Student Veterans Respond to Rumors of Troop Surge in Afghanistan


By Sarah Wheeler and Henry Clay, Staff Writers

The war in Afghanistan has raged for 16 years, making it the longest conflict in U.S. history and shaping many opposing views of the constant fighting.

President Donald Trump recently announced a new policy of secrecy to fight the ongoing war. “America’s enemies must never know our plans or believe they can wait us out,” Trump said during an Aug. 21 speech. “I will not say when we are going to attack, but attack we will.”

Many of the troops who served in the country have gone to college afterward using their G.I. Bill education benefits – Mason alone has over 2,000 student veterans per year according to the U.S. Department of Veterans Affairs.

When asked about possible motives for the President’s new policy, one Mason veteran speculated, “What his advisors are probably worried about is the possibility of a power vacuum forming like we saw in Iraq. If our presence diminishes enough it leaves the door open for other groups to step in.”

Former Secretary of the Army Patrick Murphy gained attention earlier this month when he told soldiers in Fort Carson, Colorado that two of their units would be deploying shortly to the war in Afghanistan. The 4th Infantry Division stationed at Fort Carson quickly denied Murphy’s claim, but his comments were only the latest rumor of escalating deployment numbers.

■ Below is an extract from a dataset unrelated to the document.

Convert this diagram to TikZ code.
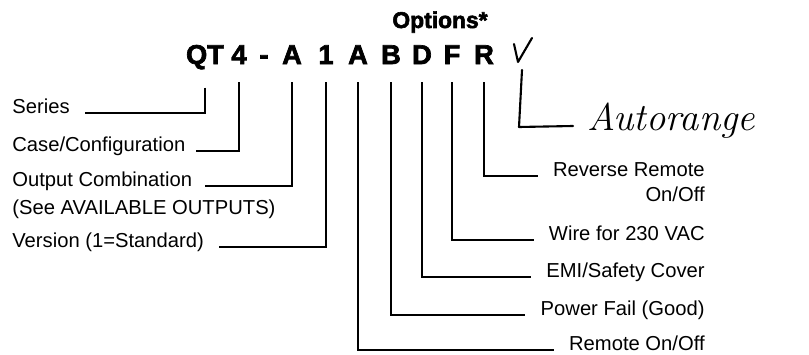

Another student veteran on campus asked about the troop surge responded, “What it comes down to is the objective. Before anyone can look at this situation and determine the efficacy of deploying more troops, we need a clearly outlined objective from the administration. As of now we don’t have one.”

The potential surge of troops is aimed at combating the ongoing terrorism in Afghanistan. There are nearly 20 active terrorist groups in the country, including the Taliban, al-Qaeda and ISIS. According to the Defense Department’s Special Inspector General for Afghanistan Reconstruction, the Taliban currently controls more than 40 percent of the country, and around 8.4 million Afghans – one third of the country’s population.

Patriots for Peace, a student organization at Mason, shared their thoughts on the war. “While the protracted and complex conflict in Afghanistan has no simple solution, an increase of troops reinforces America’s commitment to build peace in the region,” said a spokesperson for the organization, “What is uncertain, however, is if our increased military presence will lead to higher tensions, and thus higher levels of violence.”

In August, the Pentagon acknowledged publicly that the United States has approximately 11,000 troops in Afghanistan, which is more than what has been formally disclosed in past years. Although the new surge suggested by Murphy would increase the U.S. military presence by 6,000 troops in Afghanistan, it will not come close to the 2011 peak of 100,000 troops during President Obama’s administration.